Sunday, November 18, 2012
Transition time between two seasons can create scenes of wonder. This morning we woke up to see air that looked like it was filled with frozen fog. Conflicted between a desire for something hot to drink and wanting to be outside amid the splendor of the moment, I chose the hot drink.
The sun was just beginning to burn through the frost when I finally ventured out. Air temperature then was at 30 degrees F. Frost was not heavy on the ground still warm from yesterday's bright sunshine. Blueberry leaves exposed to the currents of frosty air display both pebbly frosted surfaces and sharp spikes of frost formed on leaf edges.
This weed of unknown variety is located in a spot where the air currents are strong. Located at the base of the gravel bank hill, the stream of cold air must have poured around its edge. Grass and leaf litter beneath it are nearly frost free while the weed has a generous coating of frost.
A blueberry branch has a heavy coating of frost spikes. They look menacingly sharp and remained untouched.
A splinter on the split rail fence is heavily coated with frost while the surface of the rail is largely frost free.
Frost coats many surfaces exposed to the air. Some frost is on the grass but the soil in the planting beds is frost free. No frost on the massive stone wall is common when the preceding day was warm.

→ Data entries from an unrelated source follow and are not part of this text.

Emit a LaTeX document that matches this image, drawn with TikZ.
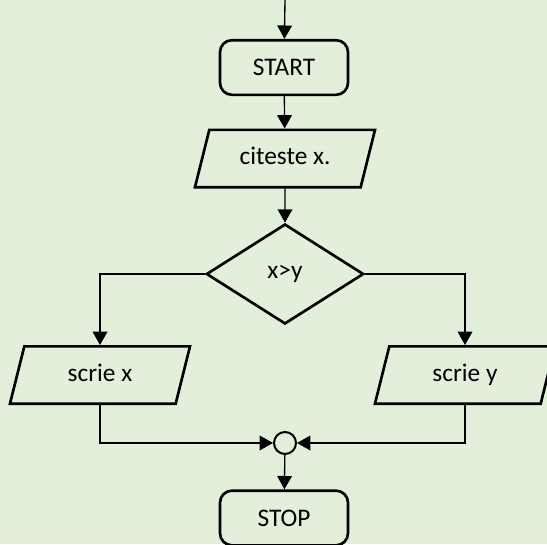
\documentclass[tikz,border=0pt]{standalone}
\usepackage{fontspec}
\setmainfont{Carlito}
\usepackage{tikz}
\usetikzlibrary{shapes.geometric, arrows.meta, positioning}
\definecolor{bggreen}{RGB}{226,239,218}

\begin{document}
\begin{tikzpicture}[
  x=0.75pt, y=-0.75pt,
  font=\fontsize{19}{23}\selectfont,
  term/.style={draw, line width=2pt, rounded corners=9pt,
               minimum width=96pt, minimum height=41pt, inner sep=0pt},
  io/.style={draw, line width=2pt, trapezium, trapezium left angle=76,
             trapezium right angle=104, trapezium stretches body,
             minimum width=135pt, inner xsep=0pt, inner ysep=16pt,
             text height=10pt, text depth=1pt},
  decision/.style={draw, line width=2pt, diamond, aspect=1.55,
                   minimum width=118pt, minimum height=75pt, inner sep=0pt},
  joint/.style={draw, line width=1.5pt, circle, minimum size=16.5pt,
                inner sep=0pt},
  arrow/.style={-{Triangle[width=11pt,length=10pt]}, line width=1pt},
]
\fill[bggreen] (0,0) rectangle (547,544);
\useasboundingbox (0,0) rectangle (547,544);

\coordinate (entry) at (285,0);
\node[term] (start) at (284,67.5) {START};
\node[io] (read) at (285,158.5) {citeste x.};
\node[decision] (cond) at (285,274) {x>y};
\node[io] (outx) at (100,375) {scrie x};
\node[io] (outy) at (465,375) {scrie y};
\node[joint] (join) at (285,443) {};
\node[term] (stop) at (284,518) {STOP};

\draw[arrow] (entry) -- (start);
\draw[arrow] (start) -- (read);
\draw[arrow] (read) -- (cond);
\draw[arrow] (cond.west) -| (outx.north);
\draw[arrow] (cond.east) -| (outy.north);
\draw[arrow] (outx.south) |- (join.west);
\draw[arrow] (outy.south) |- (join.east);
\draw[arrow] (join) -- (stop);
\end{tikzpicture}
\end{document}
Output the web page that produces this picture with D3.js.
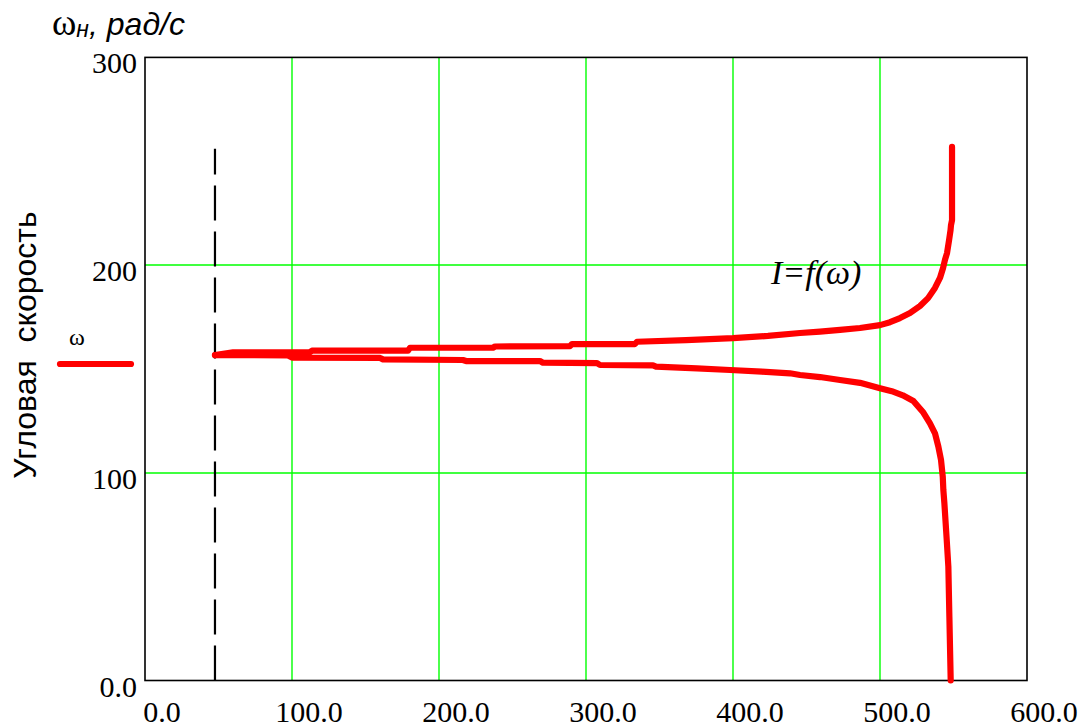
<!DOCTYPE html>
<html>
<head>
<meta charset="utf-8">
<script src="https://cdn.jsdelivr.net/npm/d3@7/dist/d3.min.js"></script>
<style>
  html, body { margin: 0; padding: 0; background: #fff; }
  svg { display: block; }
</style>
</head>
<body>
<svg id="chart" width="1085" height="727"></svg>
<script>
// Current, A (horizontal axis)
const xTicks = [0, 100, 200, 300, 400, 500, 600];
const xTickLabels = ["0.0", "100.0", "200.0", "300.0", "400.0", "500.0", "600.0"];
// Angular speed, rad/s (vertical axis)
const yTicks = [0, 100, 200, 300];
const yTickLabels = ["0.0", "100", "200", "300"];
const gridX = [100, 200, 300, 400, 500];
const gridY = [100, 200];

// Upper branch of I = f(ω): current vs speed
const upperI = [47.6, 59.9, 112.2, 113.6, 178.9, 180.3, 236.7, 238.1, 289.1, 290.5, 333.3, 334.7, 368.0, 400.0, 423.8, 445.6, 459.2, 472.8, 486.4, 500.0, 506.8, 513.6, 520.4, 527.2, 532.7, 537.4, 540.8, 542.9, 544.2, 545.6, 547.0, 548.0, 548.3, 549.0, 549.0];
const upperW = [156.7, 158.0, 158.1, 158.8, 158.8, 160.2, 160.2, 160.8, 161.0, 162.0, 162.0, 163.1, 163.9, 164.8, 165.9, 167.3, 168.0, 168.8, 169.7, 171.1, 172.5, 174.5, 176.9, 180.3, 184.1, 189.0, 193.8, 198.6, 202.5, 205.8, 212.1, 216.9, 219.3, 221.7, 256.9];

// Lower branch of I = f(ω)
const lowerI = [47.6, 97.3, 100.0, 159.9, 161.9, 216.3, 218.4, 268.7, 270.7, 307.5, 309.5, 345.6, 347.6, 375.5, 398.0, 419.7, 438.8, 445.6, 459.2, 472.8, 486.4, 500.0, 508.0, 515.5, 522.7, 529.5, 534.0, 537.4, 539.7, 541.5, 542.7, 543.1, 543.8, 545.4, 546.5, 547.2, 548.1];
const lowerW = [156.7, 156.5, 155.5, 155.3, 154.6, 154.3, 153.8, 153.8, 153.0, 152.8, 151.9, 151.7, 151.1, 150.3, 149.5, 148.7, 147.9, 147.1, 146.1, 144.7, 143.3, 140.7, 139.3, 137.3, 134.6, 129.0, 123.8, 119.0, 112.6, 106.2, 98.1, 91.7, 85.3, 67.6, 54.8, 30.7, 0.0];

// Vertical marker (dashed) at the starting current
const markerI = [47.6, 47.6];
const markerW = [0, 256];

const svg = d3.select("#chart");
const plotLeft = 145, plotRight = 1027, plotTop = 57.4, plotBottom = 680.5;

const x = d3.scaleLinear().domain([0, 600]).range([plotLeft, plotRight]);
const y = d3.scaleLinear().domain([0, 300]).range([plotBottom, plotTop]);

// grid
svg.append("g").selectAll("line").data(gridX).join("line")
  .attr("x1", d => Math.round(x(d))).attr("x2", d => Math.round(x(d)))
  .attr("y1", plotTop).attr("y2", plotBottom)
  .attr("stroke", "#00ff00").attr("stroke-width", 1.4);
svg.append("g").selectAll("line").data(gridY).join("line")
  .attr("y1", d => Math.round(y(d))).attr("y2", d => Math.round(y(d)))
  .attr("x1", plotLeft).attr("x2", plotRight)
  .attr("stroke", "#00ff00").attr("stroke-width", 1.4);

// frame
svg.append("rect")
  .attr("x", plotLeft).attr("y", plotTop)
  .attr("width", plotRight - plotLeft).attr("height", plotBottom - plotTop)
  .attr("fill", "none").attr("stroke", "#000").attr("stroke-width", 1.6);

// tick labels
const serif = "Liberation Serif, Times New Roman, serif";
const sans = "Liberation Sans, Arial, sans-serif";
svg.append("g").selectAll("text").data(xTicks).join("text")
  .attr("x", d => x(d) + 17).attr("y", 722)
  .attr("text-anchor", "middle")
  .style("font-family", serif).style("font-size", "30px")
  .text((d, i) => xTickLabels[i]);
svg.append("g").selectAll("text").data(yTicks).join("text")
  .attr("x", plotLeft - 8).attr("y", d => y(d) + 16)
  .attr("text-anchor", "end")
  .style("font-family", serif).style("font-size", "30px")
  .text((d, i) => yTickLabels[i]);

// dashed marker line (drawn bottom-up)
const line = d3.line().x(d => x(d[0])).y(d => y(d[1]));
svg.append("path")
  .datum(d3.zip(markerI, markerW))
  .attr("d", line)
  .attr("fill", "none").attr("stroke", "#000").attr("stroke-width", 2.2)
  .attr("stroke-dasharray", "35,11");

// curves
[[upperI, upperW], [lowerI, lowerW]].forEach(([xs, ys]) => {
  svg.append("path")
    .datum(d3.zip(xs, ys))
    .attr("d", line)
    .attr("fill", "none").attr("stroke", "#ff0000")
    .attr("stroke-width", 6.2)
    .attr("stroke-linejoin", "round").attr("stroke-linecap", "round");
});

// annotation
svg.append("text")
  .attr("x", 771).attr("y", 284)
  .style("font-family", serif).style("font-style", "italic").style("font-size", "34px")
  .text("I=f(ω)");

// axis title (top-left)
const title = svg.append("text").attr("x", 52).attr("y", 35);
title.append("tspan").style("font-family", serif).style("font-size", "37px").text("ω");
title.append("tspan").style("font-family", sans)
  .style("font-style", "italic").style("font-size", "23px").attr("dy", 2).text("н");
title.append("tspan").style("font-family", sans)
  .style("font-style", "italic").style("font-size", "32px").attr("dy", -2).text(", рад/с");

// rotated axis label
svg.append("text")
  .attr("transform", "translate(36,345) rotate(-90)")
  .attr("text-anchor", "middle")
  .style("font-family", sans).style("font-size", "32px")
  .style("white-space", "pre")
  .text("Угловая  скорость");

// legend
svg.append("line")
  .attr("x1", 60).attr("x2", 131).attr("y1", 364).attr("y2", 364)
  .attr("stroke", "#ff0000").attr("stroke-width", 6.2).attr("stroke-linecap", "round");
svg.append("text")
  .attr("x", 77).attr("y", 345).attr("text-anchor", "middle")
  .style("font-family", serif).style("font-size", "24px")
  .text("ω");
</script>
</body>
</html>
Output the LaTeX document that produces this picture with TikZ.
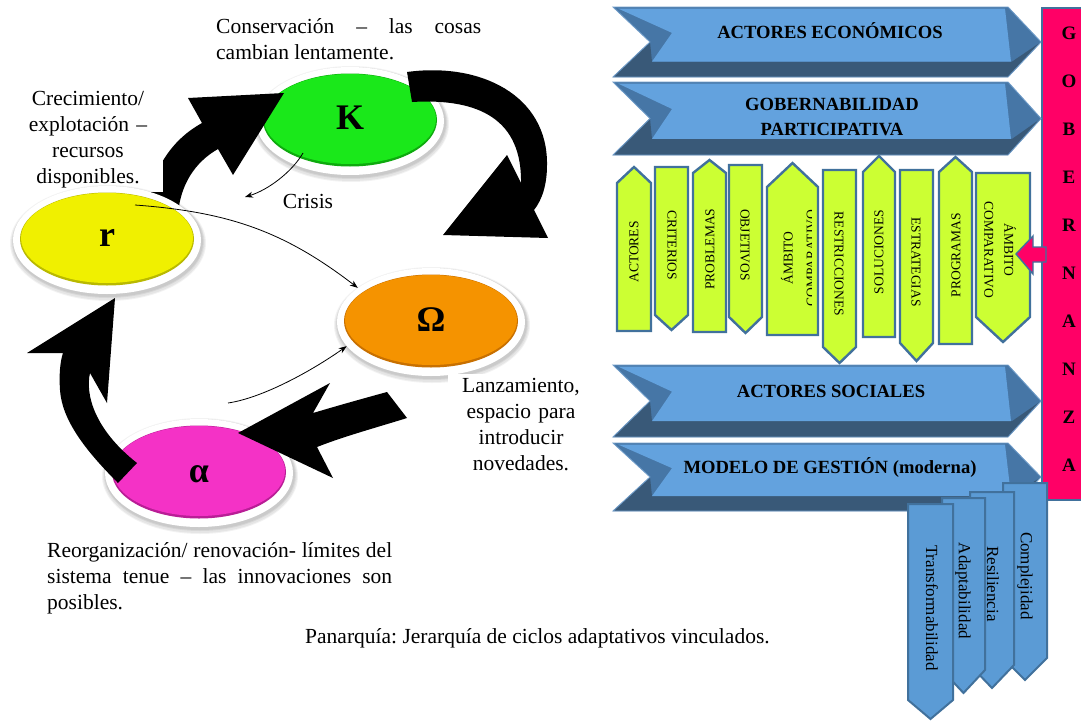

Someone smarter than I am might offer an explanation of the generous crystal growth on one side of the post in contrast to rather small deposits on the opposite side. Moving air accounts for the difference but I have no idea which way the air flowed. Clear skies are now visible overhead and all of this crystalline wonder is melting. Soon it will be completely gone. The water will have evaporated and only these sharp frost pictures will remain.